Rusdi menerangi jalan dengan senternya sambil bersalawat.
"Di sini lah banyak ruangan-ruangan sempit dan gelap sebagai tempat untuk berzikir dan merenung akan ingat mati," ungkapnya.
"Jadi, yang masuk ke dalam sini seolah kita memang merasakan berada di dalam kubur, dengan kondisi sempit, gelap dan tidak ada lampu," sebutnya.
Menangis Histeris dan Tak Kuat
Suara.com sudah berjalan sekitar 20 meter dari pintu masuk awal. Seperti terbatas untuk menghirup udara karena suasana semakin pengap dan lembab.
Sepanjang jalan di dalam memang terlihat banyak sekat tembok bata yang tidak di plester berukuran 1x1 meter. Bawahnya juga tak berlantai, hanya tanah.
"Mau terus lagi ke dalam. Lorong ini panjangnya sampai 200 meter dengan banyak ruangan seperti ini. Saya sendiri belum pernah menghitung ada berapa ruangan ini," tuturnya.
Rusdi menyampaikan, banyak dari pengunjung yang masuk ke dalam labirin bukan sekadar berzikir dan merenung. Tapi, ada yang sampai menangis histeris.
"Ada yang sampai dia itu menangis. Dia mengaku menangis karena dia seperti merasakan mati dan berada di dalam kubur. Tangisan itu juga karena dia merasa banyak dosa," paparnya.
Kendati demikian, Rusdi menyebut, banyak juga pengunjung yang tidak kuat sampai ke dalam lorong tempat perenungan.
"Cuma sampai pintu masuk awal, kemudian dia melihat di depan gelap tidak melanjutkan ke dalam. Dia langsung keluar lagi," paparnya.
Alhasil, Rusdi melanjutkan, yang bersangkutan hanya sekadar berziarah saja ke makam Syekh Ami Alfaqir dan langsung pulang.
Motif 999
Selain labirin, banyaknya ornament 999 menjadi penghias di Masjid Seribu Pintu ini. Tidak hanya ditembok-tembok, tapi juga di tiang, gerbang pagar dan jendela.
Menurut Rusdi, motif 999 banyak yang salah kaprah, yakni sering diartikan bahwa itu adalah tanda masjid yang pintunya kurang dari seribu.
"Padahal, 999 itu untuk melambangkan 99 sifat-sifat Allah atau Asmaul Husna dan 9 wali songo. Itu yang benar. Selama ini banyak salah mengartikan," sebutnya.
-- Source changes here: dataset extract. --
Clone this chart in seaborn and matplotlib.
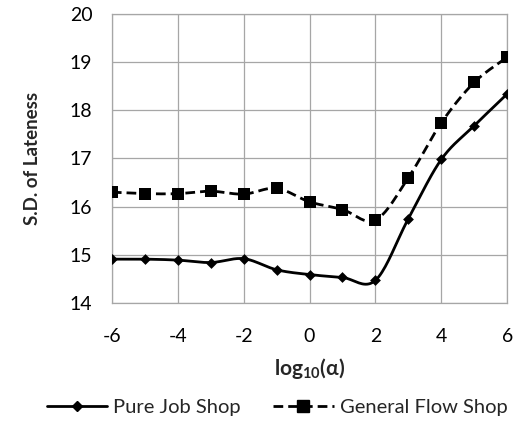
import numpy as np
import pandas as pd
import matplotlib
matplotlib.use("Agg")
import matplotlib.pyplot as plt
import seaborn as sns
from matplotlib.lines import Line2D

x_vals = [-6, -5, -4, -3, -2, -1, 0, 1, 2, 3, 4, 5, 6]
pure_job = [14.91, 14.91, 14.89, 14.84, 14.92, 14.69, 14.59, 14.53, 14.47, 15.75, 16.98, 17.68, 18.34]
general_flow = [16.30, 16.27, 16.27, 16.32, 16.26, 16.38, 16.10, 15.94, 15.72, 16.60, 17.74, 18.58, 19.10]
series_names = ["Pure Job Shop", "General Flow Shop"]
x_ticks = [-6, -4, -2, 0, 2, 4, 6]
y_ticks = [14, 15, 16, 17, 18, 19, 20]

sns.set_style("white")
plt.rcParams['font.family'] = ['Lato', 'DejaVu Sans']
plt.rcParams['mathtext.fontset'] = 'custom'
plt.rcParams['mathtext.rm'] = 'Lato'
plt.rcParams['mathtext.bf'] = 'Lato:bold'


def smooth(xs, ys, n=20):
    # Excel-style smoothed line (Catmull-Rom Bezier) for drawing only
    xs = np.asarray(xs, float); ys = np.asarray(ys, float)
    px = np.concatenate([[xs[0]], xs, [xs[-1]]])
    py = np.concatenate([[ys[0]], ys, [ys[-1]]])
    ox, oy = [], []
    for i in range(1, len(px) - 2):
        p0 = np.array([px[i], py[i]]); p3 = np.array([px[i + 1], py[i + 1]])
        c1 = p0 + (np.array([px[i + 1], py[i + 1]]) - np.array([px[i - 1], py[i - 1]])) / 6
        c2 = p3 - (np.array([px[i + 2], py[i + 2]]) - np.array([px[i], py[i]])) / 6
        t = np.linspace(0, 1, n, endpoint=(i == len(px) - 3))[:, None]
        b = (1 - t) ** 3 * p0 + 3 * (1 - t) ** 2 * t * c1 + 3 * (1 - t) * t ** 2 * c2 + t ** 3 * p3
        ox.extend(b[:, 0]); oy.extend(b[:, 1])
    return np.array(ox), np.array(oy)


fig = plt.figure(figsize=(5.30, 4.22), dpi=100)
ax = fig.add_axes([0.211, 0.282, 0.746, 0.685])

dash = (0, (3.5, 1.8))
styles = [dict(marker="D", ms=5.5, ls="-"), dict(marker="s", ms=8.5, ls=dash)]
for name, ys, st in zip(series_names, [pure_job, general_flow], styles):
    sx, sy = smooth(x_vals, ys)
    ax.plot(sx, sy, color="black", lw=2.0, linestyle=st["ls"], zorder=3)
    df = pd.DataFrame({"x": x_vals, "y": ys})
    sns.scatterplot(data=df, x="x", y="y", marker=st["marker"], s=st["ms"] ** 2,
                    color="black", edgecolor="black", linewidth=0, ax=ax, zorder=4)

ax.set_xlim(-6, 6)
ax.set_ylim(14, 20)
ax.set_xticks(x_ticks)
ax.set_yticks(y_ticks)
ax.set_xticklabels([str(t) for t in x_ticks])
ax.tick_params(axis="both", length=0, labelsize=14, colors="#000000")
ax.tick_params(axis="x", pad=18)
ax.tick_params(axis="y", pad=14)
ax.grid(True, color="#a6a6a6", lw=0.9)
for sp in ax.spines.values():
    sp.set_color("#a6a6a6")
    sp.set_linewidth(0.9)

ax.set_xlabel(r"$\mathbf{log_{10}(\alpha)}$", fontsize=15, va="center")
ax.xaxis.set_label_coords(0.5, (303 - 368) / 289)
ax.set_ylabel("S.D. of Lateness", fontsize=13.5, fontweight="bold", va="center")
ax.yaxis.set_label_coords((33 - 112) / 395, 0.5)

handles = [
    Line2D([0], [0], color="black", lw=2.0, ls="-", marker="D", ms=5.5),
    Line2D([0], [0], color="black", lw=2.0, ls=dash, marker="s", ms=8.5),
]
fig.legend(handles, series_names, loc="center", bbox_to_anchor=(0.523, 0.035),
           ncol=2, frameon=False, fontsize=14.5, handlelength=3.0, columnspacing=1.6,
           handletextpad=0.3)

fig.savefig("out.png", dpi=100)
Selain itu, tulisan Asmaul Husna juga memenuhi setiap dinding masjid. Lengkap dengan paduan warna hijau, hitam, kuning, dan putih.
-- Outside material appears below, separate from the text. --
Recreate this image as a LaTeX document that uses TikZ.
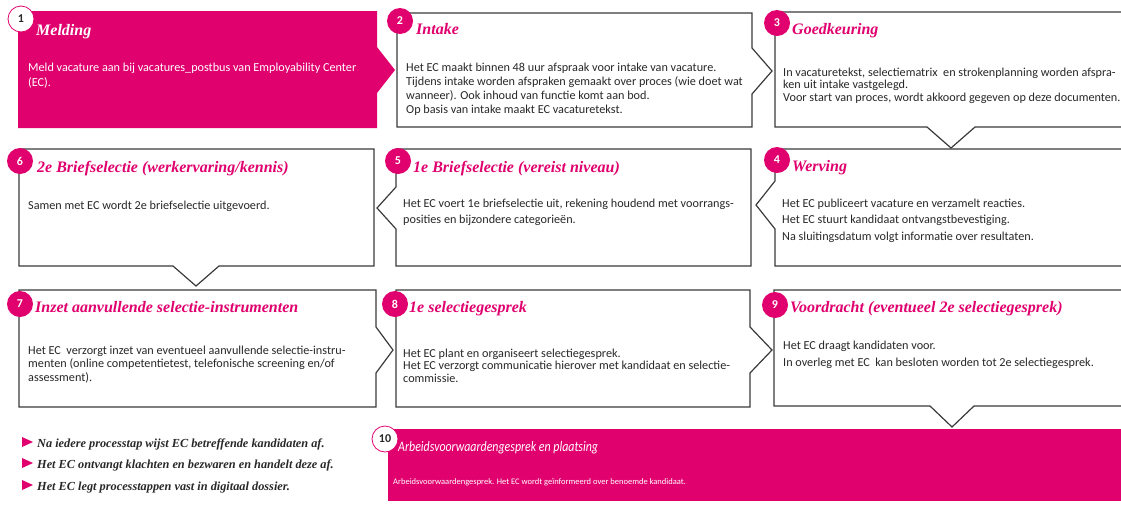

Bangunan masjid, Rusdi menyebut, banyak orang menilai unik karena seperti arsitektur Italia, barok. Lengkap dengan puluhan bahkan ratusan tiang menjadi penopang masjid.
"Nah, kalau makam sang pendiri masjid Syeikh Alfaqir yang wafat sekitar 2014 lalu itu berada terpisah dari pintu seribu. Jadi, bangunan ini total hampir satu hektare," sebutnya.
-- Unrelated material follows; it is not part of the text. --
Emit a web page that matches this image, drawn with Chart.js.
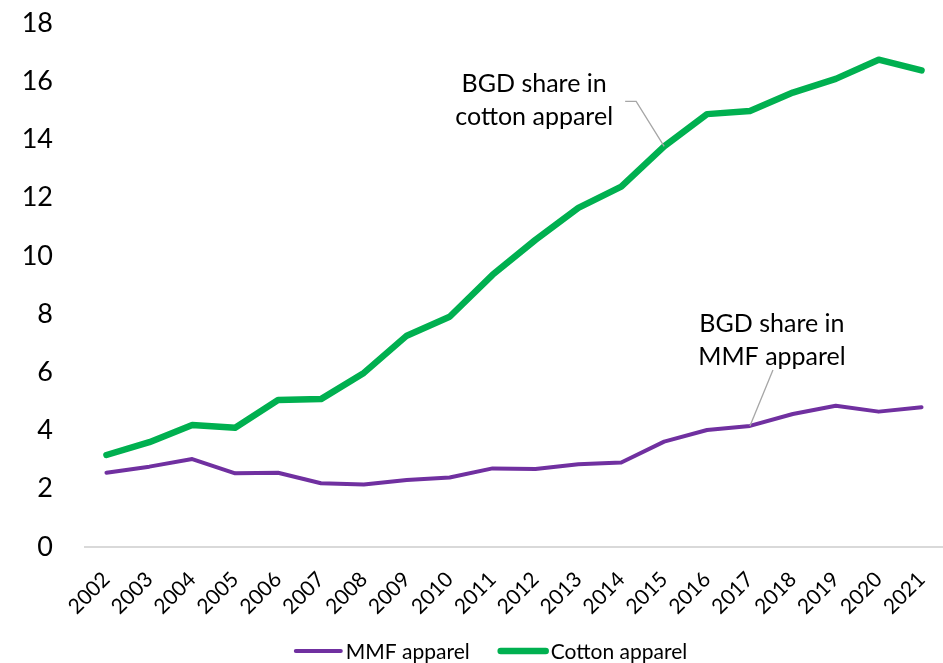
<!DOCTYPE html>
<html lang="en">
<head>
    <meta charset="UTF-8">
    <title>BGD share in apparel</title>
    <style>
        body { margin: 0; background: #fff; }
    </style>
</head>
<body>
    <canvas id="shareChart" width="943" height="663"></canvas>

    <script src="https://cdn.jsdelivr.net/npm/chart.js"></script>
    <script>
        const years = ["2002", "2003", "2004", "2005", "2006", "2007", "2008", "2009", "2010", "2011",
                       "2012", "2013", "2014", "2015", "2016", "2017", "2018", "2019", "2020", "2021"];
        const mmfShare = [2.55, 2.76, 3.02, 2.53, 2.55, 2.19, 2.15, 2.30, 2.39, 2.70,
                          2.68, 2.84, 2.90, 3.62, 4.02, 4.16, 4.57, 4.85, 4.65, 4.80];
        const cottonShare = [3.16, 3.60, 4.19, 4.10, 5.05, 5.08, 5.98, 7.26, 7.91, 9.35,
                             10.55, 11.65, 12.38, 13.76, 14.87, 14.98, 15.61, 16.08, 16.74, 16.37];
        const yTicks = [0, 2, 4, 6, 8, 10, 12, 14, 16, 18];

        const FONT = "Lato, 'Open Sans', sans-serif";

        // callouts pointing at a year on each line
        const callouts = [
            { dataset: 1, year: "2015", lines: ["BGD share in", "cotton apparel"],
              textDx: -130, textDy: -62, elbow: [[-28, -45], [-39, -45]] },
            { dataset: 0, year: "2017", lines: ["BGD share in", "MMF apparel"],
              textDx: 22, textDy: -102, elbow: [[23, -56]] }
        ];

        const calloutPlugin = {
            id: "callouts",
            afterDatasetsDraw(chart) {
                const ctx = chart.ctx;
                ctx.save();
                callouts.forEach(c => {
                    const idx = years.indexOf(c.year);
                    const pt = chart.getDatasetMeta(c.dataset).data[idx];
                    ctx.strokeStyle = "#a6a6a6";
                    ctx.lineWidth = 1.3;
                    ctx.beginPath();
                    ctx.moveTo(pt.x, pt.y);
                    c.elbow.forEach(([dx, dy]) => ctx.lineTo(pt.x + dx, pt.y + dy));
                    ctx.stroke();

                    ctx.fillStyle = "#000";
                    ctx.font = "25px " + FONT;
                    ctx.textAlign = "center";
                    ctx.textBaseline = "middle";
                    c.lines.forEach((t, i) => {
                        ctx.fillText(t, pt.x + c.textDx, pt.y + c.textDy + i * 33);
                    });
                });
                ctx.restore();
            }
        };

        // legend row under the axis: short thick line, then the series name
        const legendRow = {
            id: "legendRow",
            afterDraw(chart) {
                const ctx = chart.ctx;
                const sets = chart.data.datasets;
                const lineLen = 45, gap = 5, itemGap = 31;
                ctx.save();
                ctx.font = "21px " + FONT;
                ctx.textBaseline = "middle";
                ctx.textAlign = "left";
                const widths = sets.map(d => lineLen + gap + ctx.measureText(d.label).width);
                const total = widths.reduce((a, b) => a + b, 0) + itemGap * (sets.length - 1);
                let x = chart.width / 2 + 20 - total / 2;
                const y = chart.height - 12;
                sets.forEach((d, i) => {
                    ctx.strokeStyle = d.borderColor;
                    ctx.lineWidth = d.borderWidth;
                    ctx.lineCap = "round";
                    ctx.beginPath();
                    ctx.moveTo(x, y);
                    ctx.lineTo(x + lineLen, y);
                    ctx.stroke();
                    ctx.fillStyle = "#000";
                    ctx.fillText(d.label, x + lineLen + gap, y + 1);
                    x += widths[i] + itemGap;
                });
                ctx.restore();
            }
        };

        const ctx = document.getElementById("shareChart").getContext("2d");
        new Chart(ctx, {
            type: "line",
            data: {
                labels: years,
                datasets: [
                    {
                        label: "MMF apparel",
                        data: mmfShare,
                        borderColor: "#7030a0",
                        backgroundColor: "#7030a0",
                        borderWidth: 4,
                        pointRadius: 0,
                        borderCapStyle: "round",
                        borderJoinStyle: "round"
                    },
                    {
                        label: "Cotton apparel",
                        data: cottonShare,
                        borderColor: "#00b050",
                        backgroundColor: "#00b050",
                        borderWidth: 6.5,
                        pointRadius: 0,
                        borderCapStyle: "round",
                        borderJoinStyle: "round"
                    }
                ]
            },
            options: {
                responsive: false,
                animation: false,
                layout: {
                    padding: { top: 23, left: 22, right: 0, bottom: 30 }
                },
                plugins: {
                    legend: { display: false },
                    tooltip: { enabled: false }
                },
                scales: {
                    x: {
                        offset: true,
                        grid: { display: false, drawTicks: false },
                        border: { display: true, color: "#d9d9d9", width: 2 },
                        ticks: {
                            minRotation: 45,
                            maxRotation: 45,
                            padding: 20,
                            color: "#000",
                            font: { family: FONT, size: 21 }
                        },
                        afterFit(axis) {
                            axis.height = 86;
                            axis.paddingLeft = 0;
                            axis.paddingRight = 0;
                        }
                    },
                    y: {
                        min: 0,
                        max: 18,
                        afterBuildTicks(axis) {
                            axis.ticks = yTicks.map(v => ({ value: v }));
                        },
                        afterFit(axis) {
                            axis.width = 63;
                            axis.paddingTop = 0;
                            axis.paddingBottom = 0;
                        },
                        grid: { display: false, drawTicks: false },
                        border: { display: false },
                        ticks: {
                            padding: 32,
                            color: "#000",
                            font: { family: FONT, size: 27 }
                        }
                    }
                }
            },
            plugins: [calloutPlugin, legendRow]
        });
    </script>
</body>
</html>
Rusdi menuturkan, di dalam masjid juga terdapat puluhan musala. Puluhan musala ini dibuat menandakan sarana ibadah yang juga berada di wilayah lainnya.
Atap Bocor
Rusdi menuturkan, pada lantai tiga Masjid Pintu Seribu Tangerang rencananya akan direnovasi. Di tempat itu, kata dia, sudah sering bocor jikalau hujan tiba.
"Mau direnovasi karena sudah ada yang bocor. Namun renovasi dilakukan oleh jamaah dan hasil anggaran infaq sodaqoh, bukan adanya donatur," tegasnya.
"Banyak sebenarnya yang ingin mendonaturkan bangunan masjid ini. Tapi ditolak karena amanah dari Syekh, masjid ini adalah milik umum atau jamaah," paparnya.
Achmad Khairuzzaman Mufti Ali, seorang yang juga mengurusi Masjid Seribu Pintu, menuturkan banyaknya pengunjung menjadikan masjid sebagai wisata religi yang diminati masyarakat.
"Nilai sejarahnya tentu menjadi kisah penting penyebaran dakwah Islam di daerah sini. Pengunjung cukup banyak yang datang terlebih pada peringatan hari Islam," sebutnya.
Achmad mengajak semua masyarakat untuk ikut serta melestarikan wisata religi yang ada.
“Mari kita jaga sama-sama bergotong-royong menjaga dan melestarikan wisata religi ini," pungkasnya.